The deceased actress didn't stop at making series or movies but moved on to feature in advertisements. She starred in an Atlanta based Church's Fried Chicken tv ad, where she played a "cow milker."
A few years before her death, Page performed onstage in a wheelchair. Her character was a killer hotel manager. The musical play was a rendition of the "Inquest of Sam Cooke," and it showed how the entertainer lost his life.
Born in Cleveland, Page always had an eye for the entertainment world, so she started her career by dancing and singing. During her days as a young stage performer, she bagged the name "The Bronze Goddess of Fire." This was because:
"She would light cigarettes with her fingertips, swallow fire and touch flaming torches of her body."
Many remember her as "The Bronze Goddess of Fire" or "The Queen of Comedy," or even "Aunt Esther." One thing is sure; she may have left this world, but her works live on.
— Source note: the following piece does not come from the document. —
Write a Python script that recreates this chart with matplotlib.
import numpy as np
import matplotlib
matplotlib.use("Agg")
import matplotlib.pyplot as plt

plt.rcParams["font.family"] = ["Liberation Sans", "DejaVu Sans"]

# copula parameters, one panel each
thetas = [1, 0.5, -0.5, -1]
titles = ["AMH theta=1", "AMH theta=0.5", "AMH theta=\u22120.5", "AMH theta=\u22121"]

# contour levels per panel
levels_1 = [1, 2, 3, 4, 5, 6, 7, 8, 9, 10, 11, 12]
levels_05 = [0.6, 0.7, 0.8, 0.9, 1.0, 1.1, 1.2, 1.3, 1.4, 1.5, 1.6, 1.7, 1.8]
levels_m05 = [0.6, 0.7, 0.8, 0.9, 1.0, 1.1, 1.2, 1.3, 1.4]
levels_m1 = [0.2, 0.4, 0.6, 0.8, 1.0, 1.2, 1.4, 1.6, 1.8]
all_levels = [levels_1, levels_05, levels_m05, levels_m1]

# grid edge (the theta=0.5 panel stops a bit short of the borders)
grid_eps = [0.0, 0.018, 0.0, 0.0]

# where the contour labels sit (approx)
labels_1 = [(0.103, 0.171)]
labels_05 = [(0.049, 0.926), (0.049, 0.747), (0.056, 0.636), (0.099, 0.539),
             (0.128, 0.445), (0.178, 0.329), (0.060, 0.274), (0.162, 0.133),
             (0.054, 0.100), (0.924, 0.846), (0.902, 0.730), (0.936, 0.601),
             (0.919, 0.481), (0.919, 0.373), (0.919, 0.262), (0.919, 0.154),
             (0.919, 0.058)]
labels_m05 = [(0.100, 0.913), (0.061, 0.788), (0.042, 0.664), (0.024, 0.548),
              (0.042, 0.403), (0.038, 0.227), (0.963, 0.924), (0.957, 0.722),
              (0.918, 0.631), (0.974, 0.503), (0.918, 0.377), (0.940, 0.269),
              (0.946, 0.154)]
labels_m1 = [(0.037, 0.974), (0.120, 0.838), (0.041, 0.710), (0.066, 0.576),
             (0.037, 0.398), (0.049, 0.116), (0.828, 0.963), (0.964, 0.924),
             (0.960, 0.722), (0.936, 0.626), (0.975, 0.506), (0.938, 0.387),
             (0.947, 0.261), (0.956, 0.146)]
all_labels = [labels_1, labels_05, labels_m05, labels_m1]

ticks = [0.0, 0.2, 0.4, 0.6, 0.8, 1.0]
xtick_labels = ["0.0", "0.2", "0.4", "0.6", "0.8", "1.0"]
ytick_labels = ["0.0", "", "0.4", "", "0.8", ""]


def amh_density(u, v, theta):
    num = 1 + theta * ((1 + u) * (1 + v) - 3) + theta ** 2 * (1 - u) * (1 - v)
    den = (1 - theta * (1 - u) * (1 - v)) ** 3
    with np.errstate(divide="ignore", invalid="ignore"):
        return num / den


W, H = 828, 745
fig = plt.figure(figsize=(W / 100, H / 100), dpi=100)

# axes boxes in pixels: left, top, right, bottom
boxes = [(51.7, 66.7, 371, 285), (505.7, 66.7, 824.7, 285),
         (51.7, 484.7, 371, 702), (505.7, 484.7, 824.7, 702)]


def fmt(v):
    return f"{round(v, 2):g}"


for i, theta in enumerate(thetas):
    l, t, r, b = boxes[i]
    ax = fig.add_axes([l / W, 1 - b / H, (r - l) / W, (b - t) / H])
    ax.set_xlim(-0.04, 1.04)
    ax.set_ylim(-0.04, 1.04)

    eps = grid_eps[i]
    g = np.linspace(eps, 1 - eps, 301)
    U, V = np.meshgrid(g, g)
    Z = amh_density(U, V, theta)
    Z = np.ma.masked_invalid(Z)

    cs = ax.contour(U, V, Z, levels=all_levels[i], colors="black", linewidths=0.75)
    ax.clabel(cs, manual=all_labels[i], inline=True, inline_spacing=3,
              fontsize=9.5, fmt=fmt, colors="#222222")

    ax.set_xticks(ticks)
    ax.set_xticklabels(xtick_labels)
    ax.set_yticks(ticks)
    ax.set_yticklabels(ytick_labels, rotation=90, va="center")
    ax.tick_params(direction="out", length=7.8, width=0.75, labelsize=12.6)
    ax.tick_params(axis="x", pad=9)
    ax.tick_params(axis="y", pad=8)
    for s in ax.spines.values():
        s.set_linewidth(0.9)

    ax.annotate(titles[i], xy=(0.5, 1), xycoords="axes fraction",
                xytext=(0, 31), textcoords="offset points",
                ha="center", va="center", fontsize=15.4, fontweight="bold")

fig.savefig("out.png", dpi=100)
Page is survived by her daughter, Clara Johnson, and her younger sister, who was also an actress, Lynn Hamilton.
Lynn also started in "Sanford and Son" as Donna Harris, and went on to feature on comedy shows such as "The Practice," which ran from 1997 to 2004.
Both sisters kept their lives under wraps, and while Page is gone, Lynn is still living her days, enjoying the fresh air of California.